We all enjoy our time being outdoors and we manage to have fun and experience wonderful things, but the more important thing is, being outdoors is healthy for your brain, body and soul.
1. Being Outdoors Boosts Your Energy.
We all crave that one cup of coffee early in the morning, but perhaps, you should try skipping it for once and take a relaxing seat outside. Studies suggest that a mere 20 minutes outdoors gives your brain a significant energy boost similar to that of your morning dose of caffeine.
2. It Feels Easier to Exercise Outdoors.
Believe it or not, the psychology of each person plays a significant role in each person’s energy and will. Have you ever noticed that it seems considerably easier to exercise outdoors? According to a study on cyclists, researchers had them cycle in front of various video footage; green, red and grey footage. It was found that those who pedaled
in front of the green footage felt less physical exertion and showed a feeling of positivity and optimism. It was suggested that green, as in trees, grass and plants, can add a psychological energy boost to your workout.

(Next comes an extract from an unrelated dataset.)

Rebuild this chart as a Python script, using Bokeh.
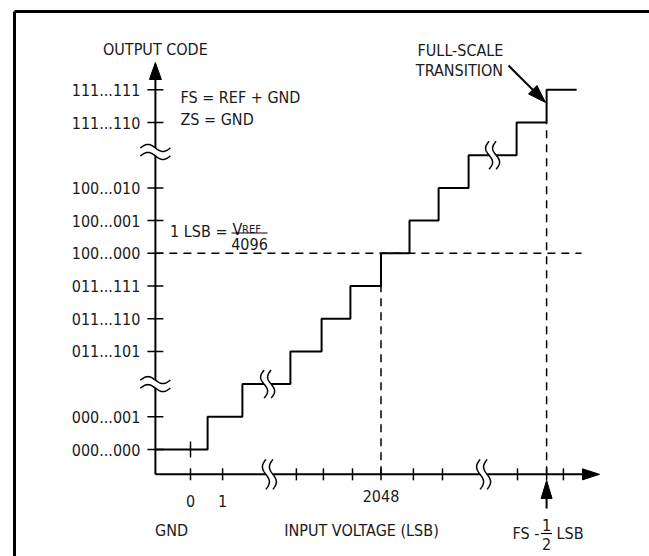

3. The Outdoors is Good For Your Vision.
Believe it or not, the outdoors is good for your vision. A study conducted on elementary school students revealed that those who spend more time outside had a lower risk of developing nearsightedness than those who stayed indoors.
4. Natural Sunlight Helps Mitigate Pain.
Our friend in the sky; the sun, doesn’t only watch over us, but rather brings us more natural remedies than we know. Research reported that surgery patients reported feeling considerably lower levels of pain and stress after being exposed to high-intensity sunlight, therefore, taking less pain suppressing medications.
5. The Outdoors Boosts Your Immune System.
With the ongoing COVID – 19 pandemic, health officials continuously advise people to boost their immune systems. Well, going outside won’t do you as much harm as believed. Phytoncides, which are airborne chemicals produced by plants, can help improve your immune system because these chemicals increase the levels of white
blood cells, allowing our bodies to fight off infections and diseases.
6. The Outdoors Provides You With Free Aromatherapy.
Have you ever noticed the relaxing sensation you get after smelling flowers? Scientists suggest that the natural aroma of roses, pine and other plants make people feel calmer and give a rejuvenating sensation of relaxation.
7. The Outdoors Enhances Creativity.
One thing we, as writers, constantly face is writer’s block, it gets to the best of us. However, consider ditching your laptop and all your technology and head to the great outdoors for a touch of Mother Nature. Psychologists have discovered that those who spend a few days outdoors, technology – free, scored 50 percent higher on creativity tests.
8. The Outdoors Helps With Seasonal Affective Disorder.
At one point throughout the year, specifically the winter time, we all suffer from SAD (Seasonal Affective Disorder), without even realizing. SAD is known as the recurring condition indicated by symptoms of anxiety, exhaustion and sadness. Cold or overcast weather, head outside and spend some time relaxing to decrease SAD’s severity and longevity.
9. Being Outdoors Gives You Your Daily Dose of Vitamin D.
Vitamin D is one of the most essential vitamins that our bodies require for functionality. Some of the things that vitamin D provides our bodies with are calcium absorption, prevention of osteoporosis, and reduction in inflammation. Vitamin D can be acquired by intake from foods such as salmon or fortified milk, however, approximately 90% of the vitamin D we get is from exposure to sunlight.
10. The Outdoors Restores Your Focus.
We all face situations where we lose focus and concentration at work. A small stroll outside for a few minutes won’t hurt in such situations. Studies suggest that walking through nature and being around nature will reinvigorate our focus.
11. The Outdoors Makes Us Better People.
We blur the line between right and wrong so often, we can’t see it clearly anymore. Psychologists suggest that exposure to nature allows us to shrug off societal pressures, allowing us to see that line clearly again and we remember the more valuable things in life such as relationships, sharing, community and family.